What you need to do => Begin at the first line of the data and copy each line through the one containing "0.474, 0.407, 0.407]", that line included, with no pictures.
☆ ☆ ☆ ☆
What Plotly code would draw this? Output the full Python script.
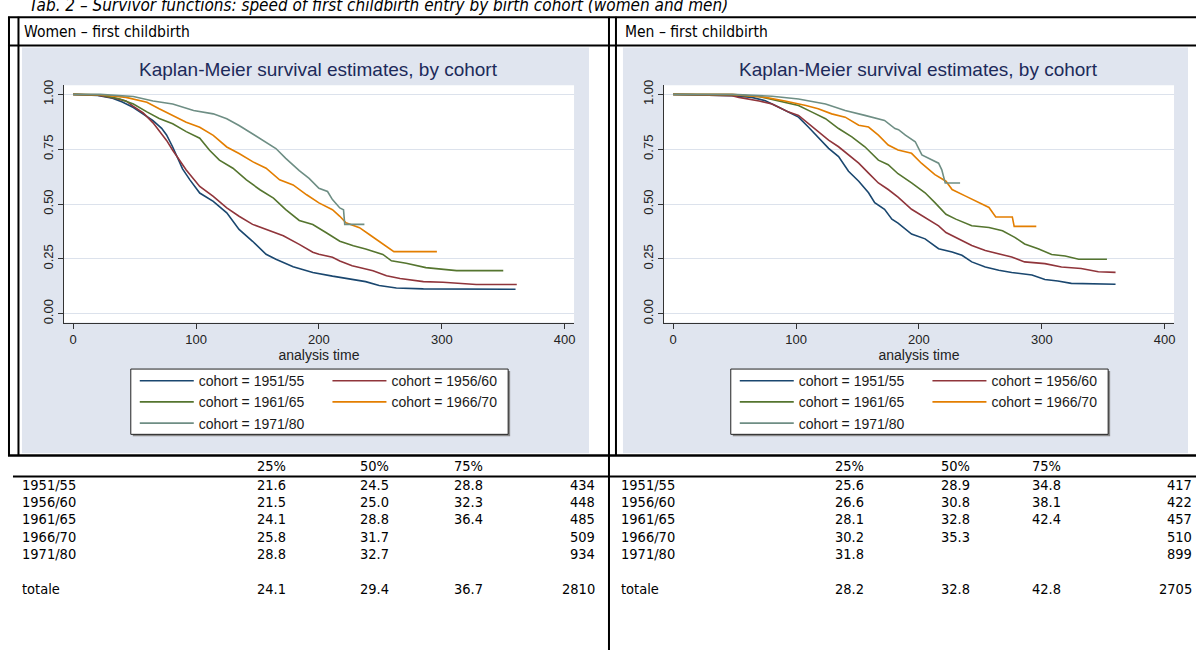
import plotly.graph_objects as go

W, H = 1198, 652

# ---------------- data ----------------
cohorts = ["1951/55", "1956/60", "1961/65", "1966/70", "1971/80"]
colors = ["#1A476F", "#90353B", "#55752F", "#E37E00", "#6E8E84"]

# Women – Kaplan-Meier survival (analysis time, survival)
w_t_5155 = [0, 20, 32, 40, 49, 57, 65, 72, 76, 81, 89, 95, 103, 114, 125, 135, 146, 157, 165, 179, 195, 211, 225, 238, 249, 263, 285, 360]
w_s_5155 = [1.0, 0.995, 0.982, 0.965, 0.94, 0.91, 0.88, 0.845, 0.815, 0.76, 0.66, 0.61, 0.55, 0.512, 0.46, 0.384, 0.33, 0.271, 0.248, 0.214, 0.188, 0.171, 0.157, 0.146, 0.128, 0.117, 0.113, 0.111]
w_t_5660 = [0, 20, 32, 43, 49, 57, 65, 76, 81, 92, 103, 114, 125, 135, 146, 157, 171, 184, 195, 200, 211, 217, 227, 233, 244, 255, 266, 285, 301, 328, 361]
w_s_5660 = [1.0, 0.996, 0.985, 0.97, 0.945, 0.915, 0.87, 0.79, 0.745, 0.655, 0.58, 0.535, 0.482, 0.444, 0.407, 0.384, 0.355, 0.316, 0.28, 0.271, 0.257, 0.24, 0.218, 0.21, 0.196, 0.173, 0.16, 0.146, 0.143, 0.133, 0.133]
w_t_6165 = [0, 22, 38, 49, 60, 70, 81, 92, 103, 111, 119, 130, 141, 152, 163, 173, 184, 195, 206, 217, 228, 238, 252, 259, 271, 287, 312, 350]
w_s_6165 = [1.0, 0.997, 0.979, 0.956, 0.92, 0.89, 0.866, 0.83, 0.80, 0.745, 0.70, 0.663, 0.61, 0.565, 0.527, 0.474, 0.425, 0.406, 0.369, 0.33, 0.31, 0.295, 0.27, 0.241, 0.23, 0.21, 0.196, 0.196]
w_t_6670 = [0, 22, 43, 60, 70, 81, 92, 103, 114, 125, 135, 146, 157, 168, 179, 190, 200, 211, 217, 222, 233, 241, 249, 255, 261, 296]
w_s_6670 = [1.0, 0.998, 0.986, 0.964, 0.934, 0.904, 0.873, 0.85, 0.813, 0.76, 0.73, 0.693, 0.663, 0.61, 0.587, 0.542, 0.505, 0.474, 0.444, 0.414, 0.392, 0.361, 0.331, 0.309, 0.283, 0.283]
w_t_7180 = [0, 22, 49, 65, 81, 98, 114, 125, 135, 146, 157, 165, 173, 184, 192, 200, 207, 211, 217, 220, 221, 237]
w_s_7180 = [1.0, 1.0, 0.99, 0.97, 0.956, 0.926, 0.911, 0.889, 0.858, 0.82, 0.783, 0.753, 0.708, 0.652, 0.617, 0.572, 0.557, 0.52, 0.482, 0.474, 0.407, 0.407]

# Men – Kaplan-Meier survival
m_t_5155 = [0, 48, 64, 75, 86, 94, 102, 110, 118, 126.5, 134.6, 142.7, 151, 159, 164, 172, 178, 183, 194, 205, 216, 227, 235, 243, 254, 265, 275.5, 292, 302.5, 313, 324, 346, 360]
m_s_5155 = [1.0, 0.994, 0.986, 0.971, 0.941, 0.919, 0.896, 0.851, 0.806, 0.754, 0.716, 0.649, 0.604, 0.551, 0.506, 0.476, 0.431, 0.413, 0.363, 0.341, 0.296, 0.281, 0.266, 0.236, 0.213, 0.198, 0.188, 0.176, 0.156, 0.149, 0.138, 0.134, 0.134]
m_t_5660 = [0, 48, 53.5, 70, 80.5, 94, 102, 110, 118, 126.5, 134.6, 142.7, 151, 159, 167, 175, 183, 194, 205, 216, 222, 233, 243, 254, 265, 275.5, 286, 302.5, 316, 332, 346, 360]
m_s_5660 = [1.0, 0.994, 0.986, 0.97, 0.956, 0.919, 0.904, 0.867, 0.829, 0.791, 0.761, 0.724, 0.686, 0.641, 0.596, 0.566, 0.531, 0.476, 0.438, 0.40, 0.37, 0.341, 0.311, 0.288, 0.273, 0.258, 0.236, 0.228, 0.213, 0.206, 0.191, 0.188]
m_t_6165 = [0, 48, 70, 86, 102, 113, 124, 134.6, 145.4, 156, 167, 175, 183, 194, 205, 213, 222, 230, 243, 257, 268, 278, 286, 297, 308, 319, 330, 353]
m_s_6165 = [1.0, 0.998, 0.99, 0.97, 0.949, 0.919, 0.889, 0.844, 0.806, 0.761, 0.70, 0.679, 0.638, 0.596, 0.551, 0.506, 0.453, 0.431, 0.401, 0.393, 0.378, 0.348, 0.318, 0.296, 0.27, 0.263, 0.248, 0.248]
m_t_6670 = [0, 48, 75, 91, 108, 118, 129, 140, 151, 159, 167, 175, 183, 194, 202, 213, 222, 227, 238, 249, 257, 262.5, 276, 277.5, 295.5]
m_s_6670 = [1.0, 1.0, 0.986, 0.97, 0.949, 0.934, 0.911, 0.896, 0.859, 0.851, 0.814, 0.769, 0.746, 0.731, 0.686, 0.634, 0.604, 0.566, 0.536, 0.506, 0.484, 0.441, 0.441, 0.398, 0.398]
m_t_7180 = [0, 48, 80.5, 102, 124, 140, 156, 172, 180.5, 183.4, 189, 197, 202.4, 210.5, 216, 218.6, 221.4, 233.5]
m_s_7180 = [1.0, 1.0, 0.991, 0.979, 0.956, 0.926, 0.904, 0.881, 0.844, 0.839, 0.814, 0.784, 0.724, 0.70, 0.686, 0.656, 0.596, 0.596]

x_ticks = [0, 100, 200, 300, 400]
y_ticks = [0, 0.25, 0.5, 0.75, 1.0]

# Table values (age in years at which 25/50/75% had first child; N)
tab_cols = ["25%", "50%", "75%"]
w_p25 = ["21.6", "21.5", "24.1", "25.8", "28.8"]
w_p50 = ["24.5", "25.0", "28.8", "31.7", "32.7"]
w_p75 = ["28.8", "32.3", "36.4", "", ""]
w_n = ["434", "448", "485", "509", "934"]
w_tot = ["24.1", "29.4", "36.7", "2810"]
m_p25 = ["25.6", "26.6", "28.1", "30.2", "31.8"]
m_p50 = ["28.9", "30.8", "32.8", "35.3", ""]
m_p75 = ["34.8", "38.1", "42.4", "", ""]
m_n = ["417", "422", "457", "510", "899"]
m_tot = ["28.2", "32.8", "42.8", "2705"]

caption = "Tab. 2 \u2013 Survivor functions: speed of first childbirth entry by birth cohort (women and men)"
panel_heads = ["Women \u2013 first childbirth", "Men \u2013 first childbirth"]
km_title = "Kaplan-Meier survival estimates, by cohort"

# ---------------- helpers ----------------
def PX(x):
    return x / W


def PY(y):
    return 1 - y / H


SANS = "Liberation Sans, Arial, Helvetica, sans-serif"
NARROW = "DejaVu Sans Condensed, Liberation Sans Narrow, sans-serif"
PANEL_BG = "#E0E5EF"
GRID = "#DCE2EC"
AXC = "#333333"

fig = go.Figure()

women = [(w_t_5155, w_s_5155), (w_t_5660, w_s_5660), (w_t_6165, w_s_6165),
         (w_t_6670, w_s_6670), (w_t_7180, w_s_7180)]
men = [(m_t_5155, m_s_5155), (m_t_5660, m_s_5660), (m_t_6165, m_s_6165),
       (m_t_6670, m_s_6670), (m_t_7180, m_s_7180)]

for panel, (curves, xa, ya, legs) in enumerate([
        (women, "x", "y", ("legend", "legend2")),
        (men, "x2", "y2", ("legend3", "legend4"))]):
    for i, (t, s) in enumerate(curves):
        fig.add_trace(go.Scatter(
            x=t, y=s, mode="lines", xaxis=xa, yaxis=ya,
            name="cohort = " + cohorts[i],
            line=dict(color=colors[i], width=1.6),
            legend=legs[i % 2],
            hoverinfo="skip",
        ))

# plot geometry (px)
PL_L, PL_R = 64, 575
OFF = 601
PL_T, PL_B = 81, 321
xr = [-7.55, 407.6]
yr = [-0.0406, 1.042]

axis_common = dict(showline=True, linecolor=AXC, linewidth=1, ticks="outside",
                   ticklen=5, tickcolor=AXC, tickwidth=1, zeroline=False,
                   tickfont=dict(family=SANS, size=13, color="#222222"))

for k, off in [("", 0), ("2", OFF)]:
    fig.update_layout(**{
        "xaxis" + k: dict(domain=[PX(PL_L + off), PX(PL_R + off)], range=xr,
                          anchor="y" + k, tickvals=x_ticks, showgrid=False,
                          title=dict(text="analysis time", standoff=0,
                                     font=dict(family=SANS, size=14, color="#222222")),
                          **axis_common),
        "yaxis" + k: dict(domain=[PY(PL_B), PY(PL_T)], range=yr, anchor="x" + k,
                          tickvals=y_ticks, tickformat=".2f", tickangle=-90,
                          showgrid=True, gridcolor=GRID, gridwidth=1,
                          **axis_common),
    })

shapes = []
# panel backgrounds
for x0, x1 in [(22, 590), (624, 1190)]:
    shapes.append(dict(type="rect", xref="paper", yref="paper", x0=PX(x0), x1=PX(x1),
                       y0=PY(453), y1=PY(43), fillcolor=PANEL_BG, line=dict(width=0),
                       layer="below"))
# white plot regions
for k in ["", "2"]:
    shapes.append(dict(type="rect", xref="x" + k + " domain", yref="y" + k + " domain",
                       x0=0, x1=1, y0=0, y1=1, fillcolor="white", line=dict(width=0),
                       layer="below"))
# legend boxes
for off in [0, OFF]:
    shapes.append(dict(type="rect", xref="paper", yref="paper", x0=PX(133 + off), x1=PX(511 + off),
                       y0=PY(436), y1=PY(370), fillcolor="#8a8a8a", line=dict(width=0),
                       layer="below"))
    shapes.append(dict(type="rect", xref="paper", yref="paper", x0=PX(131 + off), x1=PX(509 + off),
                       y0=PY(434), y1=PY(368), fillcolor="white",
                       line=dict(color="#222222", width=1), layer="below"))


def hline(y, x0, x1, w=2):
    shapes.append(dict(type="line", xref="paper", yref="paper", x0=PX(x0), x1=PX(x1),
                       y0=PY(y), y1=PY(y), line=dict(color="black", width=w), layer="above"))


def vline(x, y0, y1, w=2):
    shapes.append(dict(type="line", xref="paper", yref="paper", x0=PX(x), x1=PX(x),
                       y0=PY(y0), y1=PY(y1), line=dict(color="black", width=w), layer="above"))


hline(12.5, 8, W)
hline(41, 8, W)
hline(455.5, 8, W, 2.5)
hline(476.5, 13, W, 2)
vline(9, 12, 456)
vline(18.5, 12, 456)
vline(610, 12, H)
vline(617, 12, 456)

fig.update_layout(shapes=shapes)

# ---------------- annotations ----------------
ann = []


def text(x, y, s, size=14.5, family=NARROW, xanchor="left", color="black", italic=False):
    ann.append(dict(x=PX(x), y=PY(y), xref="paper", yref="paper", text=s, showarrow=False,
                    xanchor=xanchor, yanchor="middle",
                    font=dict(family=family, size=size, color=color,
                              style="italic" if italic else "normal")))


text(27, -0.5, caption, size=17, italic=True)
text(22, 27, panel_heads[0], size=15.5)
text(624, 27, panel_heads[1], size=15.5)
for off in [0, OFF]:
    text((PL_L + PL_R) / 2 + off, 65.5, km_title, size=19, family=SANS,
         xanchor="center", color="#1C2A5A")

# tables
row_y = [485, 502.5, 520, 537.5, 555]
tot_y = 590
head_y = 466
for (lx, cx, nx, p25, p50, p75, nn, tot) in [
        (20, [255, 359, 453], 598, w_p25, w_p50, w_p75, w_n, w_tot),
        (620, [834, 941, 1032], 1196, m_p25, m_p50, m_p75, m_n, m_tot)]:
    for j, c in enumerate(tab_cols):
        text(cx[j], head_y, c)
    for i in range(len(cohorts)):
        text(lx, row_y[i], cohorts[i])
        for j, col in enumerate([p25, p50, p75]):
            if col[i]:
                text(cx[j], row_y[i], col[i])
        text(nx, row_y[i], nn[i], xanchor="right")
    text(lx, tot_y, "totale")
    for j in range(3):
        text(cx[j], tot_y, tot[j])
    text(nx, tot_y, tot[3], xanchor="right")

fig.update_layout(annotations=ann)

# legends (two columns per panel)
leg_common = dict(bgcolor="rgba(0,0,0,0)", borderwidth=0, orientation="v",
                  xanchor="left", yanchor="top", tracegroupgap=0, itemwidth=54,
                  font=dict(family=SANS, size=14, color="#1a1a1a"))
LEG_Y = 364
fig.update_layout(
    legend=dict(x=PX(135), y=PY(LEG_Y), **leg_common),
    legend2=dict(x=PX(328), y=PY(LEG_Y), **leg_common),
    legend3=dict(x=PX(135 + OFF), y=PY(LEG_Y), **leg_common),
    legend4=dict(x=PX(328 + OFF), y=PY(LEG_Y), **leg_common),
)

fig.update_layout(width=W, height=H, autosize=False,
                  margin=dict(l=0, r=0, t=0, b=0, pad=0),
                  paper_bgcolor="white", plot_bgcolor="white",
                  showlegend=True)

fig.write_html("out.html", config={"displayModeBar": False},
               post_script="document.body.style.margin='0px';")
☆ ☆ ☆ ☆
Expected answer =>
What Plotly code would draw this? Output the full Python script.
import plotly.graph_objects as go

W, H = 1198, 652

# ---------------- data ----------------
cohorts = ["1951/55", "1956/60", "1961/65", "1966/70", "1971/80"]
colors = ["#1A476F", "#90353B", "#55752F", "#E37E00", "#6E8E84"]

# Women – Kaplan-Meier survival (analysis time, survival)
w_t_5155 = [0, 20, 32, 40, 49, 57, 65, 72, 76, 81, 89, 95, 103, 114, 125, 135, 146, 157, 165, 179, 195, 211, 225, 238, 249, 263, 285, 360]
w_s_5155 = [1.0, 0.995, 0.982, 0.965, 0.94, 0.91, 0.88, 0.845, 0.815, 0.76, 0.66, 0.61, 0.55, 0.512, 0.46, 0.384, 0.33, 0.271, 0.248, 0.214, 0.188, 0.171, 0.157, 0.146, 0.128, 0.117, 0.113, 0.111]
w_t_5660 = [0, 20, 32, 43, 49, 57, 65, 76, 81, 92, 103, 114, 125, 135, 146, 157, 171, 184, 195, 200, 211, 217, 227, 233, 244, 255, 266, 285, 301, 328, 361]
w_s_5660 = [1.0, 0.996, 0.985, 0.97, 0.945, 0.915, 0.87, 0.79, 0.745, 0.655, 0.58, 0.535, 0.482, 0.444, 0.407, 0.384, 0.355, 0.316, 0.28, 0.271, 0.257, 0.24, 0.218, 0.21, 0.196, 0.173, 0.16, 0.146, 0.143, 0.133, 0.133]
w_t_6165 = [0, 22, 38, 49, 60, 70, 81, 92, 103, 111, 119, 130, 141, 152, 163, 173, 184, 195, 206, 217, 228, 238, 252, 259, 271, 287, 312, 350]
w_s_6165 = [1.0, 0.997, 0.979, 0.956, 0.92, 0.89, 0.866, 0.83, 0.80, 0.745, 0.70, 0.663, 0.61, 0.565, 0.527, 0.474, 0.425, 0.406, 0.369, 0.33, 0.31, 0.295, 0.27, 0.241, 0.23, 0.21, 0.196, 0.196]
w_t_6670 = [0, 22, 43, 60, 70, 81, 92, 103, 114, 125, 135, 146, 157, 168, 179, 190, 200, 211, 217, 222, 233, 241, 249, 255, 261, 296]
w_s_6670 = [1.0, 0.998, 0.986, 0.964, 0.934, 0.904, 0.873, 0.85, 0.813, 0.76, 0.73, 0.693, 0.663, 0.61, 0.587, 0.542, 0.505, 0.474, 0.444, 0.414, 0.392, 0.361, 0.331, 0.309, 0.283, 0.283]
w_t_7180 = [0, 22, 49, 65, 81, 98, 114, 125, 135, 146, 157, 165, 173, 184, 192, 200, 207, 211, 217, 220, 221, 237]
w_s_7180 = [1.0, 1.0, 0.99, 0.97, 0.956, 0.926, 0.911, 0.889, 0.858, 0.82, 0.783, 0.753, 0.708, 0.652, 0.617, 0.572, 0.557, 0.52, 0.482, 0.474, 0.407, 0.407]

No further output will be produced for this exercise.